= 1939 Memorial Cup =

Canadian junior ice hockey championship

The Memorial Cup trophy

The 1939 Memorial Cup final was the 21st junior ice hockey championship of the Canadian Amateur Hockey Association. The George Richardson Memorial Trophy champions Oshawa Generals of the Ontario Hockey Association in Eastern Canada competed against the Abbott Cup champions Edmonton Athletic Club Roamers of the Edmonton Junior Hockey League in Western Canada.
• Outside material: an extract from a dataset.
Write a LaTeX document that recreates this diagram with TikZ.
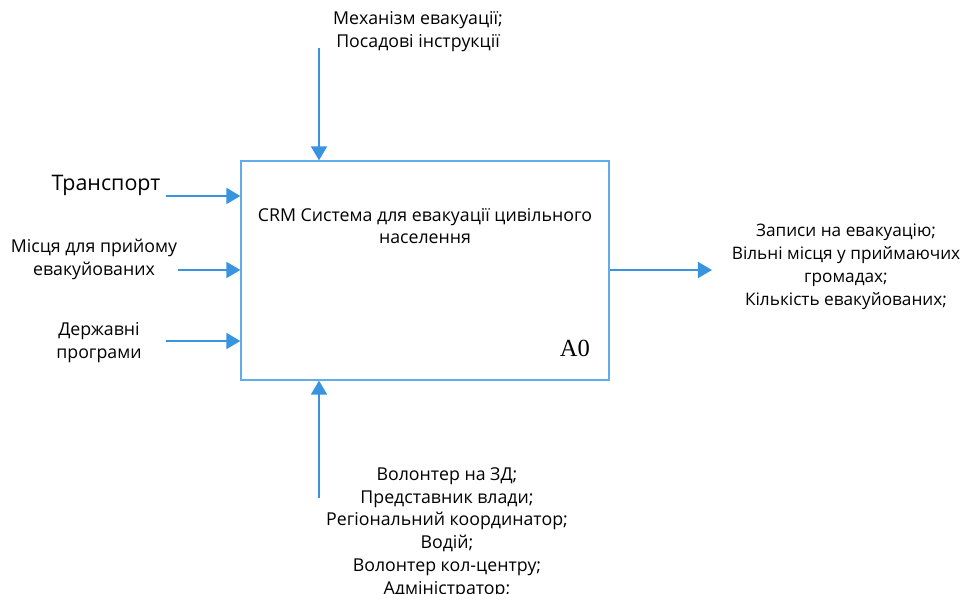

In a best-of-five series, held at Maple Leaf Gardens in Toronto, Ontario, Oshawa won their 1st Memorial Cup, defeating Edmonton 3 games to 1.

==Scores==
- Game 1: Oshawa 9-4 Edmonton
- Game 2: Oshawa 12-4 Edmonton
- Game 3: Edmonton 4-1 Oshawa
- Game 4: Oshawa 4-2 Edmonton

==Winning roster==
Les Colvin, Don Daniels, Joe Delmonte, Jim Drummond, Gerry Kinsella, Nick Knott, Jud McAtee, Norm McAtee, Dinny McManus, Gar Peters, Nig Ritchie, Roy Sawyer, Orville Smith, Billy Taylor. Coach: Tracy Shaw.